### Challenge
Up to and including the line with "-3.04, -2.97, -2.88];", write out the listing from its first line, minus the pictures.

————

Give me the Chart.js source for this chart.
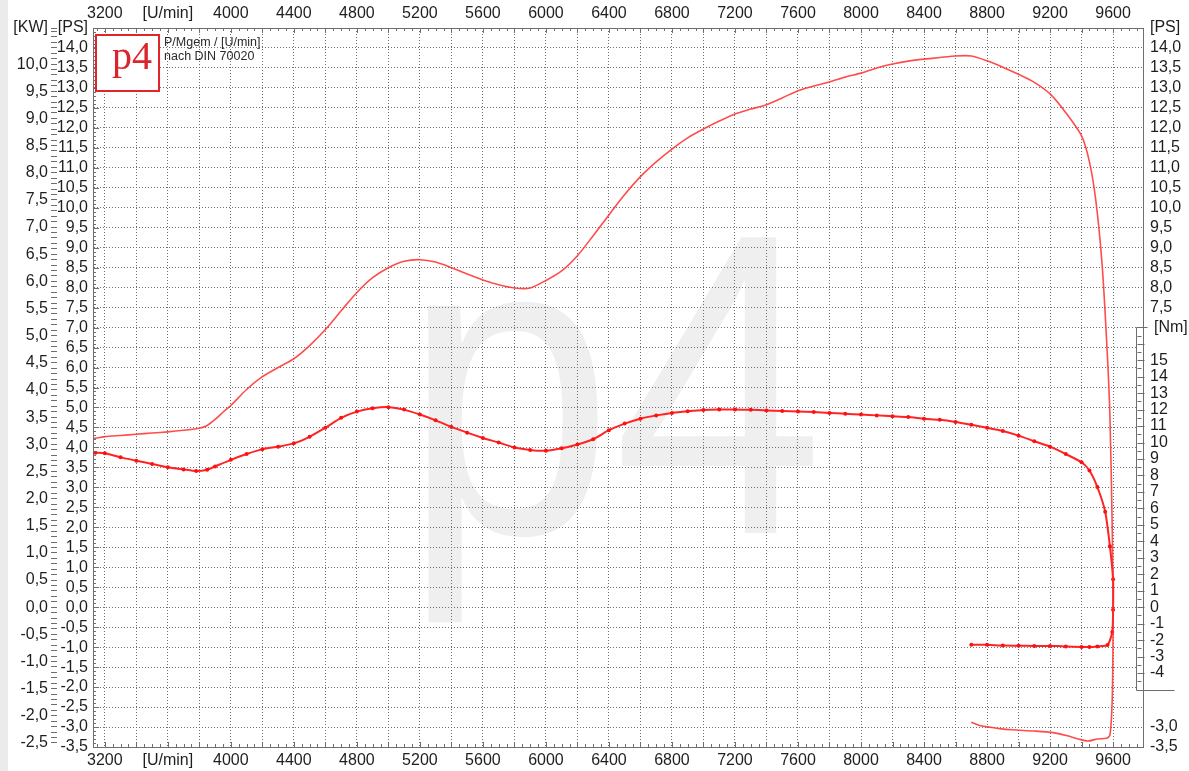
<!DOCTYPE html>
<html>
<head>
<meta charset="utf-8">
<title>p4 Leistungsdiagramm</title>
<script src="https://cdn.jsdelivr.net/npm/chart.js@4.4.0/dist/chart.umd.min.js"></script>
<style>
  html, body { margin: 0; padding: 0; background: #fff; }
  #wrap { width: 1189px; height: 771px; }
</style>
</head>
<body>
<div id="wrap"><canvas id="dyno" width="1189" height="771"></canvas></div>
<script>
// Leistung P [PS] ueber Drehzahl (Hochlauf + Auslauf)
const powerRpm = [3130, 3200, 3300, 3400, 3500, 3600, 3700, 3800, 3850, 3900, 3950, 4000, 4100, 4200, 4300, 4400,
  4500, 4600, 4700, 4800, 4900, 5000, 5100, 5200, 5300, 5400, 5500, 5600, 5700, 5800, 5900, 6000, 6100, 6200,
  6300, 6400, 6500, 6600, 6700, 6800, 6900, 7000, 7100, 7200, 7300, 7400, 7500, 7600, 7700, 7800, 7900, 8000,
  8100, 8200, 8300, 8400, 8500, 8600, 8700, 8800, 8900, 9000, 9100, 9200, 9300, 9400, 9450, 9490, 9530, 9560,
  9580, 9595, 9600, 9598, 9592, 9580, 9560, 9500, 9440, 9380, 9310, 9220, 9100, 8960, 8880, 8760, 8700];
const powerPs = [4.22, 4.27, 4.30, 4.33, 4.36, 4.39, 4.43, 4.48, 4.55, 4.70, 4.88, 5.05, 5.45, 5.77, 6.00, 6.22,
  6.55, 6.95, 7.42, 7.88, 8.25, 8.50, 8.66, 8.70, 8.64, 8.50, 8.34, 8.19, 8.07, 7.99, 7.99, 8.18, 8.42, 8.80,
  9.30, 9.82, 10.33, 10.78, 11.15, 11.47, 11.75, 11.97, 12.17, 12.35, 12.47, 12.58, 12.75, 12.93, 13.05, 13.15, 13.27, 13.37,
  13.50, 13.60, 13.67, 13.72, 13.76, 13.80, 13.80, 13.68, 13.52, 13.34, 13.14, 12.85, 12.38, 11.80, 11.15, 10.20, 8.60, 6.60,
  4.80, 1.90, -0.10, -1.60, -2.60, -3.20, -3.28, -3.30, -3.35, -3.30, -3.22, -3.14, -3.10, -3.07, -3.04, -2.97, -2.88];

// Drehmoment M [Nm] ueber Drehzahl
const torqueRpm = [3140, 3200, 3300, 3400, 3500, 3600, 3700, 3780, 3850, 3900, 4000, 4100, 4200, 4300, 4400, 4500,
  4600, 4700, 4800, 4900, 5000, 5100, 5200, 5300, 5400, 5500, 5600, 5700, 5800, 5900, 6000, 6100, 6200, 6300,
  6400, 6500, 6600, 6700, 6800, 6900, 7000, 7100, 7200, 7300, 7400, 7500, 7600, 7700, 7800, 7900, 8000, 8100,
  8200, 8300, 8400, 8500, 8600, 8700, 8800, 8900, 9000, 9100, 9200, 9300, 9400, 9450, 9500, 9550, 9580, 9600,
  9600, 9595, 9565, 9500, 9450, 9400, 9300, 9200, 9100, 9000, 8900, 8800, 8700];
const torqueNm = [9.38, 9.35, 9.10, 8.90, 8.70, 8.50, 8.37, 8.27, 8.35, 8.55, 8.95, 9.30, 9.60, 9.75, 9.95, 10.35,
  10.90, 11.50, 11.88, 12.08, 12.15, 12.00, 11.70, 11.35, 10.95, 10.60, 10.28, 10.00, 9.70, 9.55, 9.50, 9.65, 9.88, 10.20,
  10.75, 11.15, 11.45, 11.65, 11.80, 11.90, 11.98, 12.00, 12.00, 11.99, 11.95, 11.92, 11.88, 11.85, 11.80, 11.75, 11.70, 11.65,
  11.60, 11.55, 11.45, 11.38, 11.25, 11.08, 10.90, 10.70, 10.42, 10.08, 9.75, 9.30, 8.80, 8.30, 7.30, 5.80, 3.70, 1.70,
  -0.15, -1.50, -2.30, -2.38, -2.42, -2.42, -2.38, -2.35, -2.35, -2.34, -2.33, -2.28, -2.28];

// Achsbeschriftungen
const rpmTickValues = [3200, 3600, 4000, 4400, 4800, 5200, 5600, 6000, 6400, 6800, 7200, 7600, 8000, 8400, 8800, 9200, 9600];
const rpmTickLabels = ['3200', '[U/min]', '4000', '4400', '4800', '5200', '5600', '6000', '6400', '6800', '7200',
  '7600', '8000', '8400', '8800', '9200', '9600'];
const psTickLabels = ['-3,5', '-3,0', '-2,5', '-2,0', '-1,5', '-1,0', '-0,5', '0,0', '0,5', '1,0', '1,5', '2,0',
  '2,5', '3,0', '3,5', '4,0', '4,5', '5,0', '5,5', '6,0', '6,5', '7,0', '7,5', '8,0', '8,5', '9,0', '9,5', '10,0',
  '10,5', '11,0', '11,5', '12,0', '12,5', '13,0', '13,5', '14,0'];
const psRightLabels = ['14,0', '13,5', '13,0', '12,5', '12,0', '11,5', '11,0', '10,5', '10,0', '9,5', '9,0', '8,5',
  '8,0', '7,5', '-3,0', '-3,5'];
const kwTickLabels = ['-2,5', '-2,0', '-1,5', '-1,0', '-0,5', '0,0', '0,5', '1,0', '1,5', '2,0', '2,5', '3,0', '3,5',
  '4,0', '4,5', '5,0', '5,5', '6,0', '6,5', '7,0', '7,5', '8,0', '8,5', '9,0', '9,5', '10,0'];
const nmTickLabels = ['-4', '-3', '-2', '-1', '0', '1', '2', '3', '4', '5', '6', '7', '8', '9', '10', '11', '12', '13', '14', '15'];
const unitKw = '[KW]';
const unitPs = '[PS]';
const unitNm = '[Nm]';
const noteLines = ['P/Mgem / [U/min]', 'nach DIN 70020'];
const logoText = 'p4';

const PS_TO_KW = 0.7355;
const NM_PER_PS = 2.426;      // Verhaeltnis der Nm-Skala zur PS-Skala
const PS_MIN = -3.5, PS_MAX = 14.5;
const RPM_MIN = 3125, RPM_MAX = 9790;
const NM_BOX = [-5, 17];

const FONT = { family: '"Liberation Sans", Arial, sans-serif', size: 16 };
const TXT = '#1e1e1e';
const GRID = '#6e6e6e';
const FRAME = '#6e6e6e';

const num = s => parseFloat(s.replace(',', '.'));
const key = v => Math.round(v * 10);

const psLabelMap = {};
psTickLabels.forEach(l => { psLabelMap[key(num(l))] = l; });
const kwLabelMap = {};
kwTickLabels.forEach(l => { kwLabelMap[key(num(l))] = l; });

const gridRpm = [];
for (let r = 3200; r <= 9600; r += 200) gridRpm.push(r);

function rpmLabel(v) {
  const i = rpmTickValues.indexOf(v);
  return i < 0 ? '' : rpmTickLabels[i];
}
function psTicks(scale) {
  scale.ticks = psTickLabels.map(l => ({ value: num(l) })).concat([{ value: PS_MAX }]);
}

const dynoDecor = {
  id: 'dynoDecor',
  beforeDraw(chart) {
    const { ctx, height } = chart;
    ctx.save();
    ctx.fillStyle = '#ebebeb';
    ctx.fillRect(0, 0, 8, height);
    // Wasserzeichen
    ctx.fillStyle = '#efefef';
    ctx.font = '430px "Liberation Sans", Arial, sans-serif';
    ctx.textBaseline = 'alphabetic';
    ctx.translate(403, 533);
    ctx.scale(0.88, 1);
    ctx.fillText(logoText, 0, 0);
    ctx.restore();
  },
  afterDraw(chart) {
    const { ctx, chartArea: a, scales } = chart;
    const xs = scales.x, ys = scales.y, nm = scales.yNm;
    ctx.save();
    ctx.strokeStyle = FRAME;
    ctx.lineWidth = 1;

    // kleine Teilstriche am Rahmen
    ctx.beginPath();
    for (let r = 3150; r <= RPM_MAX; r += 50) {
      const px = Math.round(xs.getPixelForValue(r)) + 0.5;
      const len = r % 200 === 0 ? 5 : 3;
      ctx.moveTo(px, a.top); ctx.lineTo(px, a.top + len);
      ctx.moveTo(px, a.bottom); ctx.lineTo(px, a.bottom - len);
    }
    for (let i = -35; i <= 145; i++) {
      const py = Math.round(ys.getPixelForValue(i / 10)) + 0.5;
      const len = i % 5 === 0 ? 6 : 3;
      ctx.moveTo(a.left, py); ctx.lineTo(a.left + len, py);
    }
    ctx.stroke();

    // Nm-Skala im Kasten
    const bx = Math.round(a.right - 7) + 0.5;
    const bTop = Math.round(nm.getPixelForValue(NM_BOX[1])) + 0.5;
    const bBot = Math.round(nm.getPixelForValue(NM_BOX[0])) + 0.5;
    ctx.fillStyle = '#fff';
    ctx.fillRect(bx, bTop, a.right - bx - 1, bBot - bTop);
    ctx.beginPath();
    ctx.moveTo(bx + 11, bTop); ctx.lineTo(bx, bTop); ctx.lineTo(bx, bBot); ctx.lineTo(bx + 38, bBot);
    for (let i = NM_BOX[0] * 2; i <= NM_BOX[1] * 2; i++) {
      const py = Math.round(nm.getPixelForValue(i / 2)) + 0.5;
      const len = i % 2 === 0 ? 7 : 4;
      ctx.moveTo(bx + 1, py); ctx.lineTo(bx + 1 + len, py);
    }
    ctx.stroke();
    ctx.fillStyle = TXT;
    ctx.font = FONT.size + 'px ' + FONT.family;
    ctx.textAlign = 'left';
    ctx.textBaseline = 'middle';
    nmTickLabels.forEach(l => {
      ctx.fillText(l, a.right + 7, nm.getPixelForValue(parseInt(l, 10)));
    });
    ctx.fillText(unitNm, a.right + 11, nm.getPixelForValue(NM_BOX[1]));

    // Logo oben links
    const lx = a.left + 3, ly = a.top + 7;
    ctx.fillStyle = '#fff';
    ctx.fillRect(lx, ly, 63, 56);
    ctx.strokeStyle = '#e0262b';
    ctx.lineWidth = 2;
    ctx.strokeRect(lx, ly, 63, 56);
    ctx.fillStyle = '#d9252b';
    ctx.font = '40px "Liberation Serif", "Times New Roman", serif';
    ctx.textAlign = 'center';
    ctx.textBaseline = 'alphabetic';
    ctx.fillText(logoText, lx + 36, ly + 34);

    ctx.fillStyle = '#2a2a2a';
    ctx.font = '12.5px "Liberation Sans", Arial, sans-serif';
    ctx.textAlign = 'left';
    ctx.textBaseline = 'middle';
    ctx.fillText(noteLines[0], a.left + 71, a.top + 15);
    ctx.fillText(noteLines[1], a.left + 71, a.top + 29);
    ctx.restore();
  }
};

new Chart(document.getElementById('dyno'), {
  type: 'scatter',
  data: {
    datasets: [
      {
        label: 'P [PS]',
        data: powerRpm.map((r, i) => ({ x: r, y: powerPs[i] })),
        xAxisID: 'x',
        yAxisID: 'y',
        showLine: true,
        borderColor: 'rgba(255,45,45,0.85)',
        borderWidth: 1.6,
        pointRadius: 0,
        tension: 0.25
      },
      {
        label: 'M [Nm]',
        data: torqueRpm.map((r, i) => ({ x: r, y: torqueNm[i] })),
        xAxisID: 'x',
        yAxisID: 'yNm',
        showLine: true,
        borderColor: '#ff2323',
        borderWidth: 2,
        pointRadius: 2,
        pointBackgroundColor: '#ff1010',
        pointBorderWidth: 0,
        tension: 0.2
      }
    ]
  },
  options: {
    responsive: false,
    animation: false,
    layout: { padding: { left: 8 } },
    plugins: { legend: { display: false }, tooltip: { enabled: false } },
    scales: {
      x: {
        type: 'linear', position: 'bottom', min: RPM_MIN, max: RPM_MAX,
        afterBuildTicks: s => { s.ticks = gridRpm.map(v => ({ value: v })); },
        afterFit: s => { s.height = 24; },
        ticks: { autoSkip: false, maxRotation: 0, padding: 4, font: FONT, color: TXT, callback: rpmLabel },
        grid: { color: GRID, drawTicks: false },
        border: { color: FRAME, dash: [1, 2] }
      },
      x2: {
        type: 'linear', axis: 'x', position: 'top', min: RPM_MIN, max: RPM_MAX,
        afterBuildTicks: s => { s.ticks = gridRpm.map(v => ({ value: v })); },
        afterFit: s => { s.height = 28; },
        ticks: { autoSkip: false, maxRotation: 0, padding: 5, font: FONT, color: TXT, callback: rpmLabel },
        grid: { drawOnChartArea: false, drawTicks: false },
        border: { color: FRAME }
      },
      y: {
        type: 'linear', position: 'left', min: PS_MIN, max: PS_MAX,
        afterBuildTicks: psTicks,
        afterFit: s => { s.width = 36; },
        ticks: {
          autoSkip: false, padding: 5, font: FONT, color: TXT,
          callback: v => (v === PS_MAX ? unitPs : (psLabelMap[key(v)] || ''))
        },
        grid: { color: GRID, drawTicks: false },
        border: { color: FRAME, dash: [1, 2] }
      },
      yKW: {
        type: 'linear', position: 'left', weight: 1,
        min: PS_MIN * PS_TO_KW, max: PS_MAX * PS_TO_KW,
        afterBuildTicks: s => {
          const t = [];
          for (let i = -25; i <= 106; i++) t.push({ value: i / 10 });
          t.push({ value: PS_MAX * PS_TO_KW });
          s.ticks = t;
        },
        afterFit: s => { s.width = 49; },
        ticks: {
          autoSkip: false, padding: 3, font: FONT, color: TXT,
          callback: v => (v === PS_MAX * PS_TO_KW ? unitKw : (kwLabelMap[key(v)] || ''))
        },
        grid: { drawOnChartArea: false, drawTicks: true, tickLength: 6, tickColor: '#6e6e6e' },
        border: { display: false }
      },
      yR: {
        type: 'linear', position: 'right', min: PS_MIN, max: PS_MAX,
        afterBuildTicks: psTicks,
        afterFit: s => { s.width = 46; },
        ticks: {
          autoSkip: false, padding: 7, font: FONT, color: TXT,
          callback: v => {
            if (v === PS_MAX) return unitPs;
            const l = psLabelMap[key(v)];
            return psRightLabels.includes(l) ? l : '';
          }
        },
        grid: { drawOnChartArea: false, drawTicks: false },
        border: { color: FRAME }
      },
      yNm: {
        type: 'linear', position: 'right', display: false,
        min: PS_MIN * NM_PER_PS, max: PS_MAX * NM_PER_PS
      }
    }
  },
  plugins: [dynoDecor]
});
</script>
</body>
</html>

————

### Answer to the exercise
Give me the Chart.js source for this chart.
<!DOCTYPE html>
<html>
<head>
<meta charset="utf-8">
<title>p4 Leistungsdiagramm</title>
<script src="https://cdn.jsdelivr.net/npm/chart.js@4.4.0/dist/chart.umd.min.js"></script>
<style>
  html, body { margin: 0; padding: 0; background: #fff; }
  #wrap { width: 1189px; height: 771px; }
</style>
</head>
<body>
<div id="wrap"><canvas id="dyno" width="1189" height="771"></canvas></div>
<script>
// Leistung P [PS] ueber Drehzahl (Hochlauf + Auslauf)
const powerRpm = [3130, 3200, 3300, 3400, 3500, 3600, 3700, 3800, 3850, 3900, 3950, 4000, 4100, 4200, 4300, 4400,
  4500, 4600, 4700, 4800, 4900, 5000, 5100, 5200, 5300, 5400, 5500, 5600, 5700, 5800, 5900, 6000, 6100, 6200,
  6300, 6400, 6500, 6600, 6700, 6800, 6900, 7000, 7100, 7200, 7300, 7400, 7500, 7600, 7700, 7800, 7900, 8000,
  8100, 8200, 8300, 8400, 8500, 8600, 8700, 8800, 8900, 9000, 9100, 9200, 9300, 9400, 9450, 9490, 9530, 9560,
  9580, 9595, 9600, 9598, 9592, 9580, 9560, 9500, 9440, 9380, 9310, 9220, 9100, 8960, 8880, 8760, 8700];
const powerPs = [4.22, 4.27, 4.30, 4.33, 4.36, 4.39, 4.43, 4.48, 4.55, 4.70, 4.88, 5.05, 5.45, 5.77, 6.00, 6.22,
  6.55, 6.95, 7.42, 7.88, 8.25, 8.50, 8.66, 8.70, 8.64, 8.50, 8.34, 8.19, 8.07, 7.99, 7.99, 8.18, 8.42, 8.80,
  9.30, 9.82, 10.33, 10.78, 11.15, 11.47, 11.75, 11.97, 12.17, 12.35, 12.47, 12.58, 12.75, 12.93, 13.05, 13.15, 13.27, 13.37,
  13.50, 13.60, 13.67, 13.72, 13.76, 13.80, 13.80, 13.68, 13.52, 13.34, 13.14, 12.85, 12.38, 11.80, 11.15, 10.20, 8.60, 6.60,
  4.80, 1.90, -0.10, -1.60, -2.60, -3.20, -3.28, -3.30, -3.35, -3.30, -3.22, -3.14, -3.10, -3.07, -3.04, -2.97, -2.88];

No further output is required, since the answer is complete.